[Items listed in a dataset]
** Begin **

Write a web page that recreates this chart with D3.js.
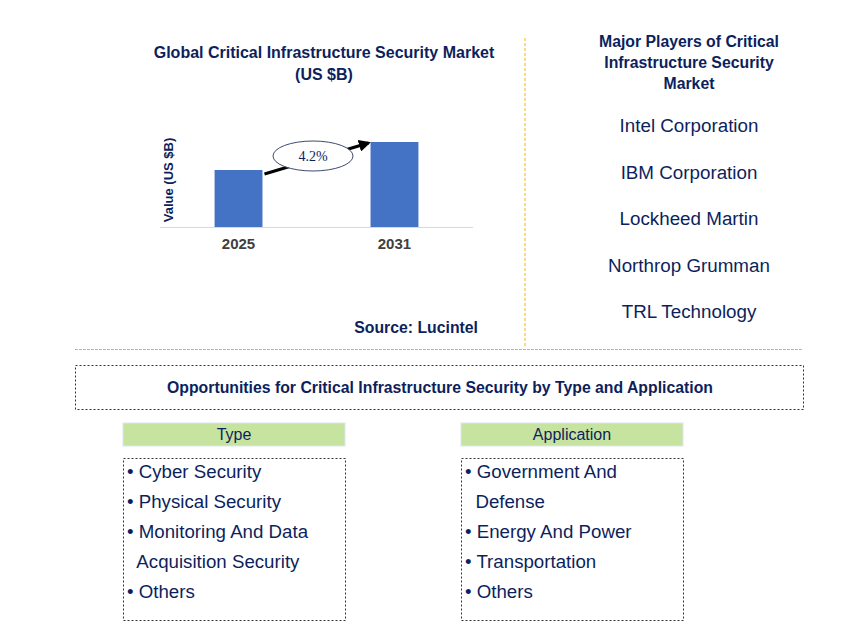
<!DOCTYPE html>
<html><head><meta charset="utf-8">
<script src="https://cdn.jsdelivr.net/npm/d3@7/dist/d3.min.js"></script>
<style>body{margin:0;background:#fff}</style></head>
<body><svg id="c" width="868" height="642"></svg>
<script>
const years = ["2025","2031"];
const values = [5.7, 8.5];
const cagr = "4.2%";
const players = ["Intel Corporation","IBM Corporation","Lockheed Martin","Northrop Grumman","TRL Technology"];
const typeItems = [["• Cyber Security"],["• Physical Security"],["• Monitoring And Data","  Acquisition Security"],["• Others"]];
const appItems = [["• Government And","  Defense"],["• Energy And Power"],["• Transportation"],["• Others"]];

const svg = d3.select("#c");
const navy = "#0d1f5c", F = "Arial, 'Liberation Sans', sans-serif";
function txt(x,y,s,size,opt={}){return svg.append("text").attr("x",x).attr("y",y).text(s)
  .attr("font-family",F).attr("font-size",size).attr("fill",opt.fill||navy)
  .attr("font-weight",opt.bold?"bold":"normal").attr("text-anchor",opt.anchor||"middle").style("white-space","pre");}

txt(324,58,"Global Critical Infrastructure Security Market",16,{bold:true});
txt(324,80,"(US $B)",16,{bold:true});

const x = d3.scaleBand().domain(years).range([160,473]).paddingInner(0.693).paddingOuter(0.35);
const y = d3.scaleLinear().domain([0,8.5]).range([227,142]);
svg.selectAll("rect.bar").data(values).join("rect").attr("class","bar")
  .attr("x",(d,i)=>x(years[i])).attr("width",x.bandwidth()).attr("y",d=>y(d)).attr("height",d=>227-y(d)).attr("fill","#4472c4");
svg.append("line").attr("x1",160).attr("x2",473).attr("y1",227.5).attr("y2",227.5).attr("stroke","#d9d9d9");
years.forEach(yr=>txt(x(yr)+x.bandwidth()/2,249,yr,15,{bold:true,fill:"#404040"}));
svg.append("text").attr("transform","translate(173,180) rotate(-90)").attr("text-anchor","middle")
  .attr("font-family",F).attr("font-size",13).attr("font-weight","bold").attr("fill",navy).text("Value (US $B)");
svg.append("defs").append("marker").attr("id","ah").attr("viewBox","0 0 10 10").attr("refX",8).attr("refY",5)
  .attr("markerWidth",4).attr("markerHeight",4).attr("orient","auto").append("path").attr("d","M0,0L10,5L0,10z").attr("fill","#000");
svg.append("line").attr("x1",x("2025")+x.bandwidth()+2).attr("y1",y(values[0])+4).attr("x2",x("2031")-2).attr("y2",y(values[1])+1)
  .attr("stroke","#000").attr("stroke-width",3).attr("marker-end","url(#ah)");
svg.append("ellipse").attr("cx",313).attr("cy",156).attr("rx",40).attr("ry",15).attr("fill","#fff").attr("stroke","#404a70");
svg.append("text").attr("x",313).attr("y",161).attr("text-anchor","middle").attr("font-family","'Liberation Serif',serif")
  .attr("font-size",14).attr("fill",navy).text(cagr);
txt(478,333,"Source: Lucintel",15.8,{bold:true,anchor:"end"});

svg.append("line").attr("x1",525).attr("x2",525).attr("y1",38).attr("y2",348).attr("stroke","#f2b800").attr("stroke-dasharray","3,2");
svg.append("line").attr("x1",75).attr("x2",802).attr("y1",349.5).attr("y2",349.5).attr("stroke","#f2b800").attr("stroke-dasharray","3,1");

["Major Players of Critical","Infrastructure Security","Market"].forEach((s,i)=>txt(689,47+i*21,s,15.8,{bold:true}));
players.forEach((p,i)=>txt(689,132+i*46.5,p,18.8));

svg.append("rect").attr("x",75.5).attr("y",365.5).attr("width",728).attr("height",44).attr("fill","none").attr("stroke","#333").attr("stroke-dasharray","2,2");
txt(440,393,"Opportunities for Critical Infrastructure Security by Type and Application",15.8,{bold:true});

function panel(x0,title,items){
  svg.append("rect").attr("x",x0).attr("y",423).attr("width",222).attr("height",23).attr("fill","#c6e3a0").attr("stroke","#dbe6f4");
  txt(x0+111,440,title,16,{});
  svg.append("rect").attr("x",x0+0.5).attr("y",458.5).attr("width",222).attr("height",162).attr("fill","none").attr("stroke","#333").attr("stroke-dasharray","2,2");
  let line=0;
  items.forEach(it=>it.forEach(s=>{txt(x0+4,478+line*30,s,18.7,{anchor:"start"});line++;}));
}
panel(123,"Type",typeItems);
panel(461,"Application",appItems);
</script></body></html>
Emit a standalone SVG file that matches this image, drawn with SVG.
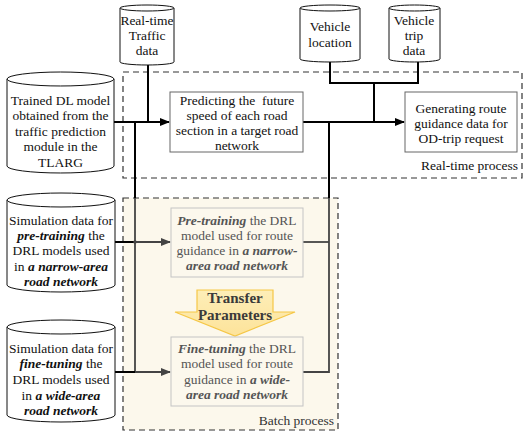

** End **

## Challenge
Scan the material above. Copy each line where "this" occurs.

## Answer for the task
Write a web page that recreates this chart with D3.js.
Emit a standalone SVG file that matches this image, drawn with SVG.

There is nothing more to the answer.